- [TASK DETAILS] For this exercise, repeat all of the material verbatim apart from its images.
▼▼▼
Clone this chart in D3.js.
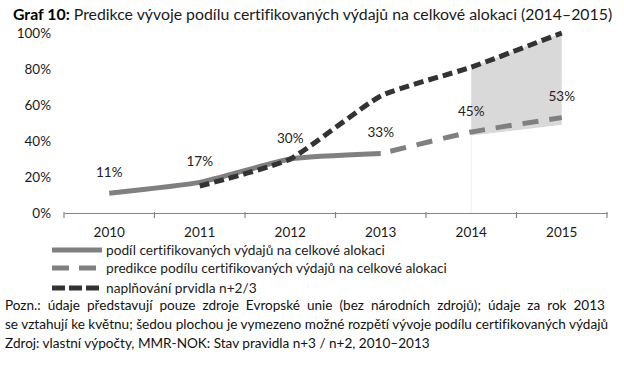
<!DOCTYPE html>
<html>
<head>
<meta charset="utf-8">
<script src="https://cdn.jsdelivr.net/npm/d3@7"></script>
<style>
  body { margin: 0; background: #fff; }
  text { font-family: Lato, "Open Sans", sans-serif; font-variant-ligatures: none; }
</style>
</head>
<body>
<svg id="chart" width="624" height="366"></svg>
<script>
// data
const years = [2010, 2011, 2012, 2013, 2014, 2015];
const actual = [11, 17, 30, 33, null, null];
const prediction = [null, null, null, 33, 45, 53];
const rule = [null, 15, 30, 65, 81, 100];
const rangeLow = [null, null, null, null, 43, 49];
const rangeHigh = [null, null, null, null, 81, 100];
const pointLabels = [11, 17, 30, 33, 45, 53];
const yTicks = [0, 20, 40, 60, 80, 100];
const legendNames = [
    "podíl certifikovaných výdajů na celkové alokaci",
    "predikce podílu certifikovaných výdajů na celkové alokaci",
    "naplňování prvidla n+2/3"
];
const notes = [
    "Pozn.: údaje představují pouze zdroje Evropské unie (bez národních zdrojů); údaje za rok 2013",
    "se vztahují ke květnu; šedou plochou je vymezeno možné rozpětí vývoje podílu certifikovaných výdajů",
    "Zdroj: vlastní výpočty, MMR-NOK: Stav pravidla n+3 / n+2, 2010–2013"
];

const svg = d3.select("#chart");

let x = d3.scaleBand().domain(years).range([64, 607]);
let y = d3.scaleLinear().domain([0, 100]).range([213, 33]);
const cx = d => x(d) + x.bandwidth() / 2;

// fit a text element to a given width by changing its font size
function fitWidth(sel, w) {
    let cur = sel.node().getComputedTextLength();
    let fs = parseFloat(sel.attr("font-size"));
    sel.attr("font-size", (fs * w / cur).toFixed(2));
}

// title
let title = svg.append("text")
    .attr("x", 13).attr("y", 20)
    .attr("font-size", 15)
    .attr("fill", "#1a1a1a");
title.append("tspan").attr("font-weight", "bold").attr("fill", "#000").text("Graf 10:");
title.append("tspan").text(" Predikce vývoje podílu certifikovaných výdajů na celkové alokaci (2014–2015)");
fitWidth(title, 599);

// grey range of the prediction
let rangeData = years.map((yr, i) => ({yr: yr, lo: rangeLow[i], hi: rangeHigh[i]}))
    .filter(d => d.lo != null);

svg.append("path")
    .datum(rangeData)
    .attr("fill", "#d9d9d9")
    .attr("d", d3.area()
        .x(d => cx(d.yr))
        .y0(d => y(d.lo))
        .y1(d => y(d.hi)));

svg.append("line")
    .attr("x1", cx(rangeData[0].yr)).attr("x2", cx(rangeData[0].yr))
    .attr("y1", y(rangeData[0].lo)).attr("y2", y(0))
    .attr("stroke", "#efefef").attr("stroke-width", 1);

// x axis
let xAxis = svg.append("g")
    .attr("transform", "translate(0," + y(0) + ")")
    .call(d3.axisBottom(x).tickSize(0).tickPadding(14));
xAxis.select(".domain").attr("stroke", "#868686").attr("stroke-width", 1.2);
xAxis.selectAll("text").attr("font-size", 13.5).attr("fill", "#1a1a1a").attr("font-family", null);

// boundary ticks like in Excel
xAxis.selectAll(".edge")
    .data(years.concat(["end"]))
    .enter().append("line")
    .attr("class", "edge")
    .attr("x1", d => d === "end" ? x.range()[1] : x(d))
    .attr("x2", d => d === "end" ? x.range()[1] : x(d))
    .attr("y1", -1).attr("y2", 5)
    .attr("stroke", "#868686").attr("stroke-width", 1.2);

// y axis labels
let yAxis = svg.append("g")
    .attr("transform", "translate(51,0)")
    .call(d3.axisLeft(y).tickValues(yTicks).tickFormat(d => d + "%").tickSize(0).tickPadding(0));
yAxis.select(".domain").remove();
yAxis.selectAll("text").attr("font-size", 13.5).attr("fill", "#1a1a1a").attr("font-family", null);

// series
function series(values) {
    return years.map((yr, i) => ({yr: yr, v: values[i]})).filter(d => d.v != null);
}

let line = d3.line()
    .x(d => cx(d.yr))
    .y(d => y(d.v))
    .curve(d3.curveCardinal.tension(0.5));

svg.append("path")
    .datum(series(actual))
    .attr("fill", "none")
    .attr("stroke", "#808080")
    .attr("stroke-width", 5)
    .attr("d", line);

svg.append("path")
    .datum(series(prediction))
    .attr("fill", "none")
    .attr("stroke", "#808080")
    .attr("stroke-width", 5)
    .attr("stroke-dasharray", "16,11")
    .attr("stroke-dashoffset", -10)
    .attr("d", line);

svg.append("path")
    .datum(series(rule))
    .attr("fill", "none")
    .attr("stroke", "#333")
    .attr("stroke-width", 5)
    .attr("stroke-dasharray", "10,5")
    .attr("d", line);

// data labels
svg.selectAll(".plabel")
    .data(years.map((yr, i) => ({yr: yr, v: pointLabels[i]})))
    .enter().append("text")
    .attr("class", "plabel")
    .attr("x", d => cx(d.yr))
    .attr("y", d => y(d.v) - 21)
    .attr("dy", "0.35em")
    .attr("text-anchor", "middle")
    .attr("font-size", 13.5)
    .attr("fill", "#222")
    .text(d => d.v + "%");

// legend
const legendY = [250, 268, 288];
const legendStyle = [
    {stroke: "#808080", dash: null},
    {stroke: "#808080", dash: "17,10"},
    {stroke: "#333", dash: "13,4"}
];

let legend = svg.selectAll(".legend")
    .data(legendNames)
    .enter().append("g")
    .attr("class", "legend")
    .attr("transform", (d, i) => "translate(0," + legendY[i] + ")");

legend.append("line")
    .attr("x1", 52).attr("x2", 102)
    .attr("stroke", (d, i) => legendStyle[i].stroke)
    .attr("stroke-width", 5)
    .attr("stroke-dasharray", (d, i) => legendStyle[i].dash);

let legendText = legend.append("text")
    .attr("x", 106)
    .attr("dy", "0.35em")
    .attr("font-size", 14)
    .attr("fill", "#222")
    .text(d => d);

// same size for all entries, sized by the second one
let lw = legendText.nodes()[1].getComputedTextLength();
legendText.attr("font-size", (14 * 341 / lw).toFixed(2));

// notes under the chart
const noteY = [310, 329, 348];
const noteWidth = [600, 603, null];

let noteText = svg.selectAll(".note")
    .data(notes)
    .enter().append("text")
    .attr("class", "note")
    .attr("x", 5)
    .attr("y", (d, i) => noteY[i])
    .attr("font-size", 14)
    .attr("fill", "#111")
    .text(d => d);

let n3 = noteText.nodes()[2].getComputedTextLength();
noteText.attr("font-size", (14 * 425 / n3).toFixed(2));

// justify the first two lines with word spacing
noteText.each(function(d, i) {
    if (noteWidth[i] == null) return;
    let el = d3.select(this);
    let spaces = d.split(" ").length - 1;
    let extra = (noteWidth[i] - this.getComputedTextLength()) / spaces;
    el.attr("word-spacing", extra.toFixed(2));
});
</script>
</body>
</html>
▲▲▲
- [THE REPLY]
Clone this chart in D3.js.
<!DOCTYPE html>
<html>
<head>
<meta charset="utf-8">
<script src="https://cdn.jsdelivr.net/npm/d3@7"></script>
<style>
  body { margin: 0; background: #fff; }
  text { font-family: Lato, "Open Sans", sans-serif; font-variant-ligatures: none; }
</style>
</head>
<body>
<svg id="chart" width="624" height="366"></svg>
<script>
// data
const years = [2010, 2011, 2012, 2013, 2014, 2015];
const actual = [11, 17, 30, 33, null, null];
const prediction = [null, null, null, 33, 45, 53];
const rule = [null, 15, 30, 65, 81, 100];
const rangeLow = [null, null, null, null, 43, 49];
const rangeHigh = [null, null, null, null, 81, 100];
const pointLabels = [11, 17, 30, 33, 45, 53];
const yTicks = [0, 20, 40, 60, 80, 100];
const legendNames = [
    "podíl certifikovaných výdajů na celkové alokaci",
    "predikce podílu certifikovaných výdajů na celkové alokaci",
    "naplňování prvidla n+2/3"
];
const notes = [
    "Pozn.: údaje představují pouze zdroje Evropské unie (bez národních zdrojů); údaje za rok 2013",
    "se vztahují ke květnu; šedou plochou je vymezeno možné rozpětí vývoje podílu certifikovaných výdajů",
    "Zdroj: vlastní výpočty, MMR-NOK: Stav pravidla n+3 / n+2, 2010–2013"
];

const svg = d3.select("#chart");

let x = d3.scaleBand().domain(years).range([64, 607]);
let y = d3.scaleLinear().domain([0, 100]).range([213, 33]);
const cx = d => x(d) + x.bandwidth() / 2;

// fit a text element to a given width by changing its font size
function fitWidth(sel, w) {
    let cur = sel.node().getComputedTextLength();
    let fs = parseFloat(sel.attr("font-size"));
    sel.attr("font-size", (fs * w / cur).toFixed(2));
}

// title
let title = svg.append("text")
    .attr("x", 13).attr("y", 20)
    .attr("font-size", 15)
    .attr("fill", "#1a1a1a");
title.append("tspan").attr("font-weight", "bold").attr("fill", "#000").text("Graf 10:");
title.append("tspan").text(" Predikce vývoje podílu certifikovaných výdajů na celkové alokaci (2014–2015)");
fitWidth(title, 599);

// grey range of the prediction
let rangeData = years.map((yr, i) => ({yr: yr, lo: rangeLow[i], hi: rangeHigh[i]}))
    .filter(d => d.lo != null);

svg.append("path")
    .datum(rangeData)
    .attr("fill", "#d9d9d9")
    .attr("d", d3.area()
        .x(d => cx(d.yr))
        .y0(d => y(d.lo))
        .y1(d => y(d.hi)));

svg.append("line")
    .attr("x1", cx(rangeData[0].yr)).attr("x2", cx(rangeData[0].yr))
    .attr("y1", y(rangeData[0].lo)).attr("y2", y(0))
    .attr("stroke", "#efefef").attr("stroke-width", 1);

// x axis
let xAxis = svg.append("g")
    .attr("transform", "translate(0," + y(0) + ")")
    .call(d3.axisBottom(x).tickSize(0).tickPadding(14));
xAxis.select(".domain").attr("stroke", "#868686").attr("stroke-width", 1.2);
xAxis.selectAll("text").attr("font-size", 13.5).attr("fill", "#1a1a1a").attr("font-family", null);

// boundary ticks like in Excel
xAxis.selectAll(".edge")
    .data(years.concat(["end"]))
    .enter().append("line")
    .attr("class", "edge")
    .attr("x1", d => d === "end" ? x.range()[1] : x(d))
    .attr("x2", d => d === "end" ? x.range()[1] : x(d))
    .attr("y1", -1).attr("y2", 5)
    .attr("stroke", "#868686").attr("stroke-width", 1.2);

// y axis labels
let yAxis = svg.append("g")
    .attr("transform", "translate(51,0)")
    .call(d3.axisLeft(y).tickValues(yTicks).tickFormat(d => d + "%").tickSize(0).tickPadding(0));
yAxis.select(".domain").remove();
yAxis.selectAll("text").attr("font-size", 13.5).attr("fill", "#1a1a1a").attr("font-family", null);

// series
function series(values) {
    return years.map((yr, i) => ({yr: yr, v: values[i]})).filter(d => d.v != null);
}

let line = d3.line()
    .x(d => cx(d.yr))
    .y(d => y(d.v))
    .curve(d3.curveCardinal.tension(0.5));

svg.append("path")
    .datum(series(actual))
    .attr("fill", "none")
    .attr("stroke", "#808080")
    .attr("stroke-width", 5)
    .attr("d", line);

svg.append("path")
    .datum(series(prediction))
    .attr("fill", "none")
    .attr("stroke", "#808080")
    .attr("stroke-width", 5)
    .attr("stroke-dasharray", "16,11")
    .attr("stroke-dashoffset", -10)
    .attr("d", line);

svg.append("path")
    .datum(series(rule))
    .attr("fill", "none")
    .attr("stroke", "#333")
    .attr("stroke-width", 5)
    .attr("stroke-dasharray", "10,5")
    .attr("d", line);

// data labels
svg.selectAll(".plabel")
    .data(years.map((yr, i) => ({yr: yr, v: pointLabels[i]})))
    .enter().append("text")
    .attr("class", "plabel")
    .attr("x", d => cx(d.yr))
    .attr("y", d => y(d.v) - 21)
    .attr("dy", "0.35em")
    .attr("text-anchor", "middle")
    .attr("font-size", 13.5)
    .attr("fill", "#222")
    .text(d => d.v + "%");

// legend
const legendY = [250, 268, 288];
const legendStyle = [
    {stroke: "#808080", dash: null},
    {stroke: "#808080", dash: "17,10"},
    {stroke: "#333", dash: "13,4"}
];

let legend = svg.selectAll(".legend")
    .data(legendNames)
    .enter().append("g")
    .attr("class", "legend")
    .attr("transform", (d, i) => "translate(0," + legendY[i] + ")");

legend.append("line")
    .attr("x1", 52).attr("x2", 102)
    .attr("stroke", (d, i) => legendStyle[i].stroke)
    .attr("stroke-width", 5)
    .attr("stroke-dasharray", (d, i) => legendStyle[i].dash);

let legendText = legend.append("text")
    .attr("x", 106)
    .attr("dy", "0.35em")
    .attr("font-size", 14)
    .attr("fill", "#222")
    .text(d => d);

// same size for all entries, sized by the second one
let lw = legendText.nodes()[1].getComputedTextLength();
legendText.attr("font-size", (14 * 341 / lw).toFixed(2));

// notes under the chart
const noteY = [310, 329, 348];
const noteWidth = [600, 603, null];

let noteText = svg.selectAll(".note")
    .data(notes)
    .enter().append("text")
    .attr("class", "note")
    .attr("x", 5)
    .attr("y", (d, i) => noteY[i])
    .attr("font-size", 14)
    .attr("fill", "#111")
    .text(d => d);

let n3 = noteText.nodes()[2].getComputedTextLength();
noteText.attr("font-size", (14 * 425 / n3).toFixed(2));

// justify the first two lines with word spacing
noteText.each(function(d, i) {
    if (noteWidth[i] == null) return;
    let el = d3.select(this);
    let spaces = d.split(" ").length - 1;
    let extra = (noteWidth[i] - this.getComputedTextLength()) / spaces;
    el.attr("word-spacing", extra.toFixed(2));
});
</script>
</body>
</html>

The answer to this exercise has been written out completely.